Buttery and light Club Crackers are one of the few crackers I will happily eat straight-up, no spreads or toppings required. They’re delightfully self-contained. Even so, when I ran across a recipe for an easy sweet snack with Club Crackers as the base and crunchy toffee on top, I had to try it. I’m so glad I did.

These Club Cracker cookies aren’t really cookies, but they’re not quite crackers or candy, either. Whatever you call them, know that it takes a lot of willpower to eat just one.

In the early 2000s, I worked in the marketing department at a small artisan chocolate factory. We had a service, WebClips, that sent us press clippings every month mentioning our business. The sheaf of newspaper and magazine articles mainly contained recipes mentioning our brand, but that did mean I got to browse through lots of recipes for chocolate.

Somehow, the one recipe I set aside for myself contained no chocolate at all. All it said at the top of the page was “Winner, Easy Cookies. Judy Beaudoin of Bedford says she got this winning recipe from her sister in Dickinson, N.D., but adds that it’s ‘a good Texas recipe’ because it doesn’t get messy in hot weather.”

Simply Recipes / Photo by Alex Huang / Food Styling by Kaitlin Wayne


Why You Should Make These “Cookies”

Judy’s recipe intrigued me, and while I added it to my accordion file, I didn’t get around to making it for a good 20 years. After making Club Cracker cookies, I can vouch that they are both easy and worthy of winning a recipe contest. 

All you do is simmer butter and sugar together for a few minutes, pour it over a grid of Club Crackers, sprinkle nuts over the whole works, and bake it until the topping bubbles.

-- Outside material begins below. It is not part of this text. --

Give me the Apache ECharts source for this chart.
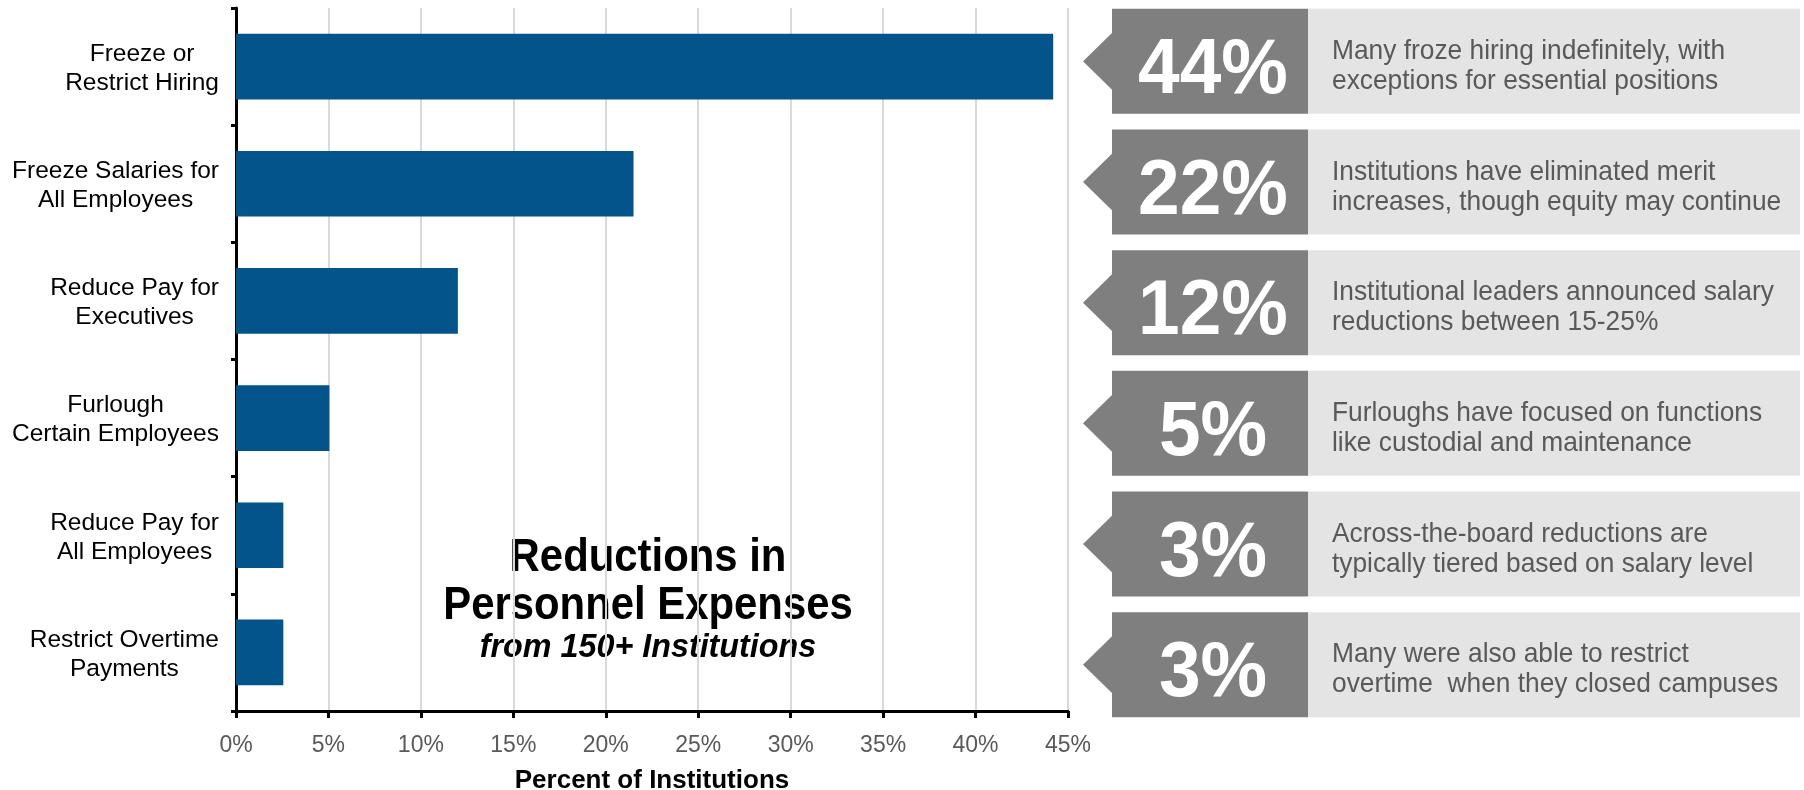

The result is akin to Christmas cracker candy or matzo toffee, yet the absence of melted chocolate somehow heightens the contrast of the brittle toffee and the salty, crispy crackers. I love how the exposed edges of some of the crackers get a little browned and toasty in the oven and how the toffee coats some of the crackers more than others.

They’d be excellent for packaging up as gifts for the holidays or as an addition to a cookie tin to add an element of intrigue. They’d also be good for making with kids (something Judy noted in the original recipe clipping). 

Simply Recipes / Photo by Alex Huang / Food Styling by Kaitlin Wayne


Tips for Making Club Cracker Cookies

  • As fond as I am of saving money from buying store brands, there’s a marked difference in quality between Club Crackers and fake Club Crackers. The real thing is worth splurging on for this super simple recipe. 
  • I used chopped almonds, but any nut you enjoy would work here–pecans, walnuts, pistachios, or hazelnuts.
  • If you don’t like nuts, don’t use them.
  • Should chocolate feel necessary, drizzle melted chocolate over the cookies after they come out of the oven and have had a chance to set.